:: Your task ::
Copy the data precisely, keeping every character.

:: Data ::
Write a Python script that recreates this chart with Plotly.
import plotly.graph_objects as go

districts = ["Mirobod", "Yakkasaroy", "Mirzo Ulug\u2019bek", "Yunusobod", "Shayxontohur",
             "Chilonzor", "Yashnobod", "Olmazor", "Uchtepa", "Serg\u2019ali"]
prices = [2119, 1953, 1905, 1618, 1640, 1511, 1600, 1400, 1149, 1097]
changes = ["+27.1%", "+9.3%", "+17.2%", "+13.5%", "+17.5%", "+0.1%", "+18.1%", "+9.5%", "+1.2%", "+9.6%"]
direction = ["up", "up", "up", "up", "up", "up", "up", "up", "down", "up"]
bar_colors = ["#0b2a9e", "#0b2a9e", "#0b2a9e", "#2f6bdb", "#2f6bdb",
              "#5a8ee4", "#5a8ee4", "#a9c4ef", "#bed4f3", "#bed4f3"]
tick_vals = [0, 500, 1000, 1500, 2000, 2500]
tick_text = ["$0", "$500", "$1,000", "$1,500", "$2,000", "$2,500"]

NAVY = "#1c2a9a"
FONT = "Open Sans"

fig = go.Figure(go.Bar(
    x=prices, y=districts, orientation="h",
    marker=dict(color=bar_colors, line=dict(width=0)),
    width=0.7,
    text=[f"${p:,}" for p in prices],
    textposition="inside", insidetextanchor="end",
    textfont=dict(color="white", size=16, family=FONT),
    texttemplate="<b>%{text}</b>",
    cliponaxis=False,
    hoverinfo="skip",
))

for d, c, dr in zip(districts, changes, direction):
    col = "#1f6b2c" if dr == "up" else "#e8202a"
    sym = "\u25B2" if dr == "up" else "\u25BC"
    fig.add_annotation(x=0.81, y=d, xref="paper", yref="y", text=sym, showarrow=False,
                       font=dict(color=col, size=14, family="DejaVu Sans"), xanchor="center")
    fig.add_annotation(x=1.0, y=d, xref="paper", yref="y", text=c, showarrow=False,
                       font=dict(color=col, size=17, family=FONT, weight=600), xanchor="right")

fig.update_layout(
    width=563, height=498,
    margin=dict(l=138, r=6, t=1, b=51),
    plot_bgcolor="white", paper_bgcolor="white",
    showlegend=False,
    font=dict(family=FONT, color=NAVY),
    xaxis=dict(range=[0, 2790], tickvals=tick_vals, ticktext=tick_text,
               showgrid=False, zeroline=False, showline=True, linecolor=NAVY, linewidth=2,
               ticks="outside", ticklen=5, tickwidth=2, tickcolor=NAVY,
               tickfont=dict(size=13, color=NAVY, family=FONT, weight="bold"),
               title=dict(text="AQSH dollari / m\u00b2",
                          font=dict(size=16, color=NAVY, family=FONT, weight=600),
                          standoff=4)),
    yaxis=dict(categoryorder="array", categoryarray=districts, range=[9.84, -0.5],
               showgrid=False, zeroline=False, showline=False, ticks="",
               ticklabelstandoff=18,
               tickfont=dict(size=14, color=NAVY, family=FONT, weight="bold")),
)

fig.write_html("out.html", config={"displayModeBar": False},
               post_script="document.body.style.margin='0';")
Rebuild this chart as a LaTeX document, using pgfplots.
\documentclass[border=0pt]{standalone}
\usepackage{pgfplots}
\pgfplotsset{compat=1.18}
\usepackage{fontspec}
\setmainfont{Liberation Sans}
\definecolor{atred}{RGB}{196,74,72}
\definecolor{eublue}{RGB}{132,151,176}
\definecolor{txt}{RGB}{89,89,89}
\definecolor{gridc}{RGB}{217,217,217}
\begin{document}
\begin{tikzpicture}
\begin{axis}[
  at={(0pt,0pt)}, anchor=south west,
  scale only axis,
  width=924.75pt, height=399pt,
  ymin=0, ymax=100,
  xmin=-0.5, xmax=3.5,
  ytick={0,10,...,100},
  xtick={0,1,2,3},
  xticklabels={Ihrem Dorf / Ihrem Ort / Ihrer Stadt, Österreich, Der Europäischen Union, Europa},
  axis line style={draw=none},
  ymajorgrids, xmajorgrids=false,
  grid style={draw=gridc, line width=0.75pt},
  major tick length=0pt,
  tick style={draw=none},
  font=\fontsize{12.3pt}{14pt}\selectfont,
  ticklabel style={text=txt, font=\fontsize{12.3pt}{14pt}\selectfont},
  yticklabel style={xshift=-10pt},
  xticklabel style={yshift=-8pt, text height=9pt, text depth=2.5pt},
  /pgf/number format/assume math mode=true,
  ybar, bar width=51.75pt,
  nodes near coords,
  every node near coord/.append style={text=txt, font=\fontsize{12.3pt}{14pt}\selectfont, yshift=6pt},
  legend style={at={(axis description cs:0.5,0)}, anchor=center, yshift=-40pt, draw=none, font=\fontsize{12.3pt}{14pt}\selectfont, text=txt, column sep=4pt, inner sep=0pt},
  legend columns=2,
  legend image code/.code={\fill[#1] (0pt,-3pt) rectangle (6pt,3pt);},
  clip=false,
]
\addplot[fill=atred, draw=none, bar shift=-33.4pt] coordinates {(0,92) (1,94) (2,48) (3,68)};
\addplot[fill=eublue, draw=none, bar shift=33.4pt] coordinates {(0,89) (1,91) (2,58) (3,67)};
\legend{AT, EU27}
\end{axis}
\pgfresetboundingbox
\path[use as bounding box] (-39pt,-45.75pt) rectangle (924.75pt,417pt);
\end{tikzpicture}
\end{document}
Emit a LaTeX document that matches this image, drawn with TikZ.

:: Reply ::
Write a Python script that recreates this chart with Plotly.
import plotly.graph_objects as go

districts = ["Mirobod", "Yakkasaroy", "Mirzo Ulug\u2019bek", "Yunusobod", "Shayxontohur",
             "Chilonzor", "Yashnobod", "Olmazor", "Uchtepa", "Serg\u2019ali"]
prices = [2119, 1953, 1905, 1618, 1640, 1511, 1600, 1400, 1149, 1097]
changes = ["+27.1%", "+9.3%", "+17.2%", "+13.5%", "+17.5%", "+0.1%", "+18.1%", "+9.5%", "+1.2%", "+9.6%"]
direction = ["up", "up", "up", "up", "up", "up", "up", "up", "down", "up"]
bar_colors = ["#0b2a9e", "#0b2a9e", "#0b2a9e", "#2f6bdb", "#2f6bdb",
              "#5a8ee4", "#5a8ee4", "#a9c4ef", "#bed4f3", "#bed4f3"]
tick_vals = [0, 500, 1000, 1500, 2000, 2500]
tick_text = ["$0", "$500", "$1,000", "$1,500", "$2,000", "$2,500"]

NAVY = "#1c2a9a"
FONT = "Open Sans"

fig = go.Figure(go.Bar(
    x=prices, y=districts, orientation="h",
    marker=dict(color=bar_colors, line=dict(width=0)),
    width=0.7,
    text=[f"${p:,}" for p in prices],
    textposition="inside", insidetextanchor="end",
    textfont=dict(color="white", size=16, family=FONT),
    texttemplate="<b>%{text}</b>",
    cliponaxis=False,
    hoverinfo="skip",
))

for d, c, dr in zip(districts, changes, direction):
    col = "#1f6b2c" if dr == "up" else "#e8202a"
    sym = "\u25B2" if dr == "up" else "\u25BC"
    fig.add_annotation(x=0.81, y=d, xref="paper", yref="y", text=sym, showarrow=False,
                       font=dict(color=col, size=14, family="DejaVu Sans"), xanchor="center")
    fig.add_annotation(x=1.0, y=d, xref="paper", yref="y", text=c, showarrow=False,
                       font=dict(color=col, size=17, family=FONT, weight=600), xanchor="right")

fig.update_layout(
    width=563, height=498,
    margin=dict(l=138, r=6, t=1, b=51),
    plot_bgcolor="white", paper_bgcolor="white",
    showlegend=False,
    font=dict(family=FONT, color=NAVY),
    xaxis=dict(range=[0, 2790], tickvals=tick_vals, ticktext=tick_text,
               showgrid=False, zeroline=False, showline=True, linecolor=NAVY, linewidth=2,
               ticks="outside", ticklen=5, tickwidth=2, tickcolor=NAVY,
               tickfont=dict(size=13, color=NAVY, family=FONT, weight="bold"),
               title=dict(text="AQSH dollari / m\u00b2",
                          font=dict(size=16, color=NAVY, family=FONT, weight=600),
                          standoff=4)),
    yaxis=dict(categoryorder="array", categoryarray=districts, range=[9.84, -0.5],
               showgrid=False, zeroline=False, showline=False, ticks="",
               ticklabelstandoff=18,
               tickfont=dict(size=14, color=NAVY, family=FONT, weight="bold")),
)

fig.write_html("out.html", config={"displayModeBar": False},
               post_script="document.body.style.margin='0';")
Rebuild this chart as a LaTeX document, using pgfplots.
\documentclass[border=0pt]{standalone}
\usepackage{pgfplots}
\pgfplotsset{compat=1.18}
\usepackage{fontspec}
\setmainfont{Liberation Sans}
\definecolor{atred}{RGB}{196,74,72}
\definecolor{eublue}{RGB}{132,151,176}
\definecolor{txt}{RGB}{89,89,89}
\definecolor{gridc}{RGB}{217,217,217}
\begin{document}
\begin{tikzpicture}
\begin{axis}[
  at={(0pt,0pt)}, anchor=south west,
  scale only axis,
  width=924.75pt, height=399pt,
  ymin=0, ymax=100,
  xmin=-0.5, xmax=3.5,
  ytick={0,10,...,100},
  xtick={0,1,2,3},
  xticklabels={Ihrem Dorf / Ihrem Ort / Ihrer Stadt, Österreich, Der Europäischen Union, Europa},
  axis line style={draw=none},
  ymajorgrids, xmajorgrids=false,
  grid style={draw=gridc, line width=0.75pt},
  major tick length=0pt,
  tick style={draw=none},
  font=\fontsize{12.3pt}{14pt}\selectfont,
  ticklabel style={text=txt, font=\fontsize{12.3pt}{14pt}\selectfont},
  yticklabel style={xshift=-10pt},
  xticklabel style={yshift=-8pt, text height=9pt, text depth=2.5pt},
  /pgf/number format/assume math mode=true,
  ybar, bar width=51.75pt,
  nodes near coords,
  every node near coord/.append style={text=txt, font=\fontsize{12.3pt}{14pt}\selectfont, yshift=6pt},
  legend style={at={(axis description cs:0.5,0)}, anchor=center, yshift=-40pt, draw=none, font=\fontsize{12.3pt}{14pt}\selectfont, text=txt, column sep=4pt, inner sep=0pt},
  legend columns=2,
  legend image code/.code={\fill[#1] (0pt,-3pt) rectangle (6pt,3pt);},
  clip=false,
]
\addplot[fill=atred, draw=none, bar shift=-33.4pt] coordinates {(0,92) (1,94) (2,48) (3,68)};
\addplot[fill=eublue, draw=none, bar shift=33.4pt] coordinates {(0,89) (1,91) (2,58) (3,67)};
\legend{AT, EU27}
\end{axis}
\pgfresetboundingbox
\path[use as bounding box] (-39pt,-45.75pt) rectangle (924.75pt,417pt);
\end{tikzpicture}
\end{document}
Emit a LaTeX document that matches this image, drawn with TikZ.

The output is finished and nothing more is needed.